5. The method of claim 4, wherein the performing of the inverse sub-band filtering comprises performing inverse sub-band filtering no more than one time by performing the inverse sub-band filtering on the single channel.

6. An apparatus for downmixing a multi-channel audio signal, the apparatus comprising:

a dequantizing unit for restoring sub-band Pulse Code Modulation (PCM) samples for each channel of the multi-channel audio signal by decoding the multi-channel audio signal and then dequantizing a sub-band coded multi-channel audio signal;

a scaling unit for scaling the restored sub-band PCM samples for each channel with a coefficient corresponding to a downmixing configuration;

a pre-downmixing unit for generating sub-band PCM samples corresponding to predetermined channels by downmixing the scaled sub-band PCM samples for each channel into the predetermined channels; and

an inverse sub-band filter bank for performing inverse sub-band filtering on the generated sub-band PCM samples corresponding to the predetermined channels.

7. The apparatus of claim 6, wherein the pre-downmixing unit generates sub-band PCM samples corresponding two channels by downmixing the scaled sub-band PCM samples for each channel into the two channels.
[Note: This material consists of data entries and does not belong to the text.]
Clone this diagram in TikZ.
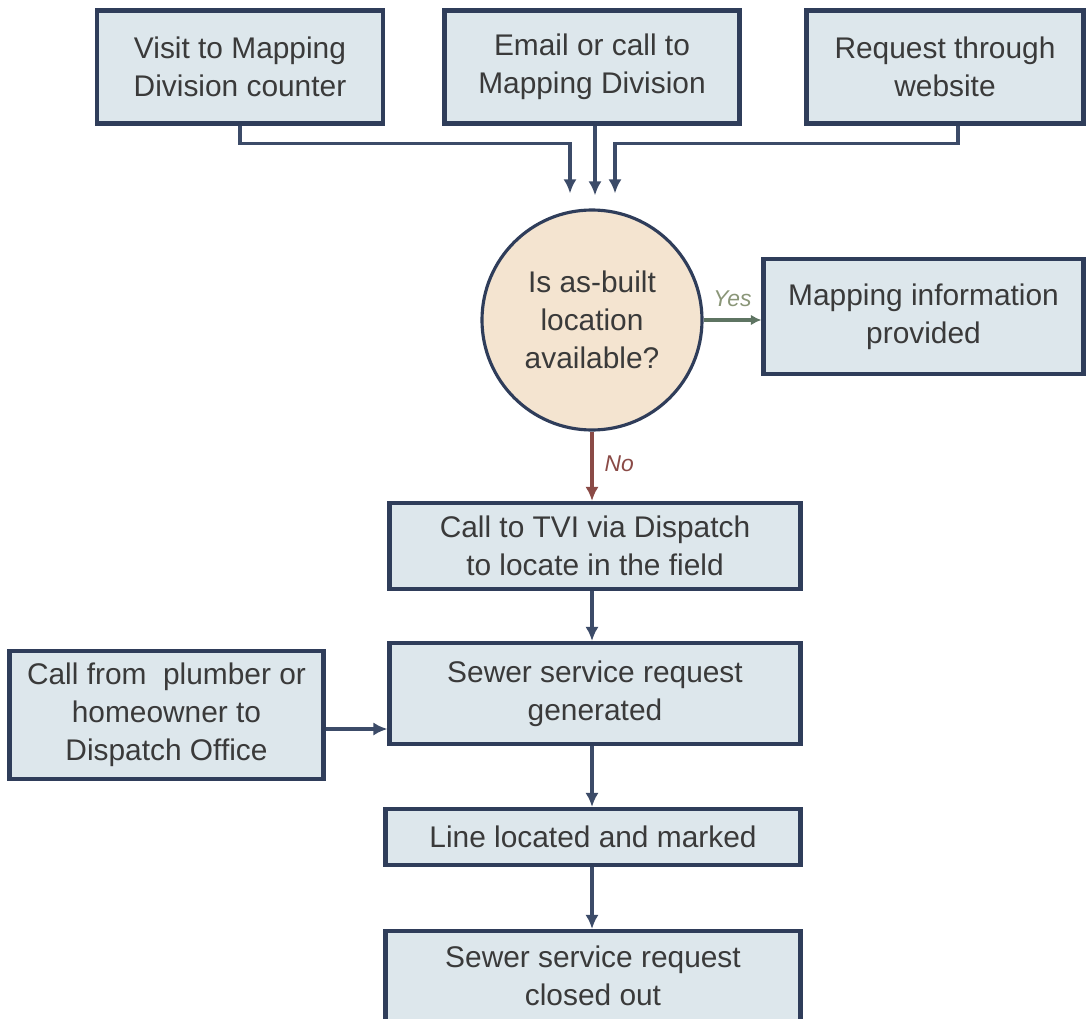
\documentclass[tikz,border=0pt]{standalone}
\usepackage{fontspec}
\setmainfont{Liberation Sans}
\usepackage{xcolor}
\usepackage{tikz}
\usetikzlibrary{shapes,calc,positioning,arrows.meta}

\definecolor{boxfill}{HTML}{DDE7EC}
\definecolor{boxline}{HTML}{2F3D5A}
\definecolor{askfill}{HTML}{F4E4D0}
\definecolor{flowline}{HTML}{3C4B68}
\definecolor{yesline}{HTML}{5E7462}
\definecolor{yestext}{HTML}{8A9678}
\definecolor{noline}{HTML}{8A4A46}
\definecolor{txt}{HTML}{3A3A3A}

\tikzset{
procbox/.style={
  draw=boxline,
  fill=boxfill,
  line width=2.3pt,
  align=center,
  text=txt,
  inner sep=2pt,
  font=\fontsize{17}{21.5}\selectfont
  },
askcircle/.style={
  draw=boxline,
  fill=askfill,
  circle,
  line width=1.8pt,
  align=center,
  text=txt,
  minimum size=4.4cm,
  font=\fontsize{17}{21.5}\selectfont
  },
flow/.style={
  ->,
  draw=flowline,
  line width=2.1pt
  }
}

\begin{document}
\begin{tikzpicture}[>={Latex[length=8pt,width=7.5pt]}]
\useasboundingbox (0,0) rectangle (21.82,-20.38);
% the shapes
\node[procbox,minimum width=5.72cm,minimum height=2.26cm]
  at (4.80,-1.34) (visit)
  {Visit to Mapping\\Division counter};
\node[procbox,minimum width=5.90cm,minimum height=2.26cm]
  at (11.84,-1.34) (email)
  {Email or call to\\Mapping Division};
\node[procbox,minimum width=5.54cm,minimum height=2.26cm]
  at (18.90,-1.34) (web)
  {Request through\\website};
\node[askcircle]
  at (11.84,-6.40) (ask)
  {Is as-built\\location\\available?};
\node[procbox,minimum width=6.40cm,minimum height=2.30cm]
  at (18.47,-6.33) (mapinfo)
  {Mapping information\\provided};
\node[procbox,minimum width=8.22cm,minimum height=1.72cm]
  at (11.90,-10.92) (tvi)
  {Call to TVI via Dispatch\\to locate in the field};
\node[procbox,minimum width=8.22cm,minimum height=2.02cm]
  at (11.90,-13.87) (request)
  {Sewer service request\\generated};
\node[procbox,minimum width=6.28cm,minimum height=2.56cm]
  at (3.33,-14.30) (plumber)
  {Call from\ \ plumber or\\homeowner to\\Dispatch Office};
\node[procbox,minimum width=8.30cm,minimum height=1.12cm]
  at (11.86,-16.74) (marked)
  {Line located and marked};
\node[procbox,minimum width=8.30cm,minimum height=1.80cm]
  at (11.86,-19.52) (closed)
  {Sewer service request\\closed out};

%the arrows
\draw[flow,shorten >=0.3cm]
  (visit.south) -- ++(0,-0.36) -| ([xshift=-0.44cm]ask.north);
\draw[flow,shorten >=0.26cm]
  ([xshift=0.06cm]email.south) -- ([xshift=0.06cm]ask.north);
\draw[flow,shorten >=0.3cm]
  ([xshift=0.26cm]web.south) -- ++(0,-0.36) -| ([xshift=0.46cm]ask.north);
\draw[->,draw=yesline,line width=1.9pt,>={Latex[length=6pt,width=6pt]}]
  (ask.east) --
    node[anchor=south,yshift=0.12cm,text=yestext,font=\fontsize{13}{15}\selectfont\itshape] {Yes}
  (ask.east -| mapinfo.west);
\draw[->,draw=noline,line width=1.9pt]
  (ask.south) --
    node[anchor=west,xshift=0.1cm,yshift=0.05cm,text=noline,font=\fontsize{13}{15}\selectfont\itshape] {No}
  (ask.south |- tvi.north);
\draw[flow] (tvi.south -| ask.south) -- (request.north -| ask.south);
\draw[flow] (plumber.east) ++(0,-0.28) coordinate (pl) -- (pl -| request.west);
\draw[flow] (request.south -| ask.south) -- (marked.north -| ask.south);
\draw[flow] (marked.south -| ask.south) -- (closed.north -| ask.south);
\end{tikzpicture}
\end{document}
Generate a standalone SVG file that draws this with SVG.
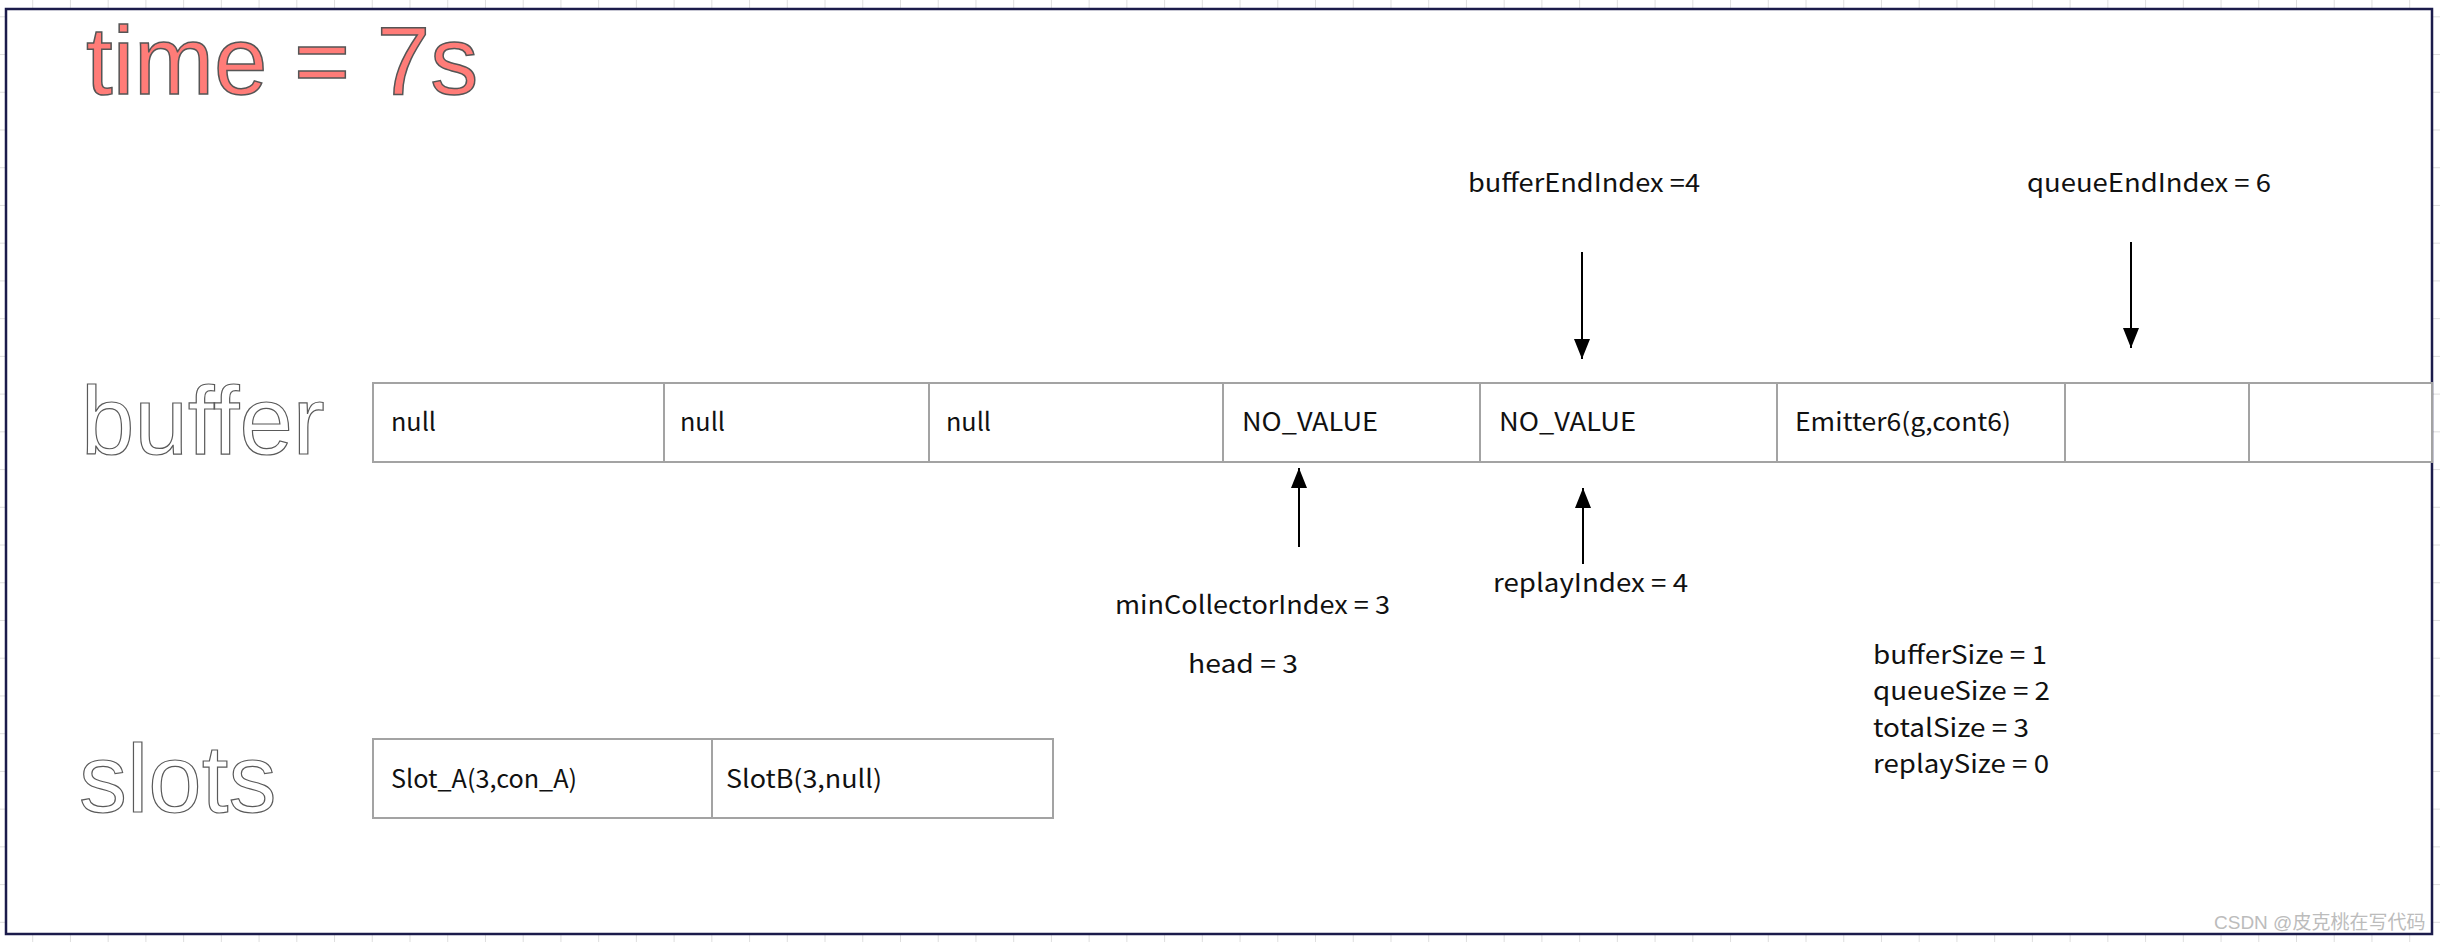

8. The apparatus of claim 7, wherein the inverse sub-band filter bank performs inverse sub-band filtering only two times by performing the inverse sub-band filtering on a left channel and a right channel.

9. The apparatus of claim 6, wherein the pre-downmixing unit generates sub-band PCM samples corresponding to a single channel by downmixing the scaled sub-band PCM samples for each channel into the single channel.

10. The apparatus of claim 9, wherein the inverse sub-band filter bank performs inverse sub-band filtering no more than one time by performing the inverse sub-band filtering on the single channel.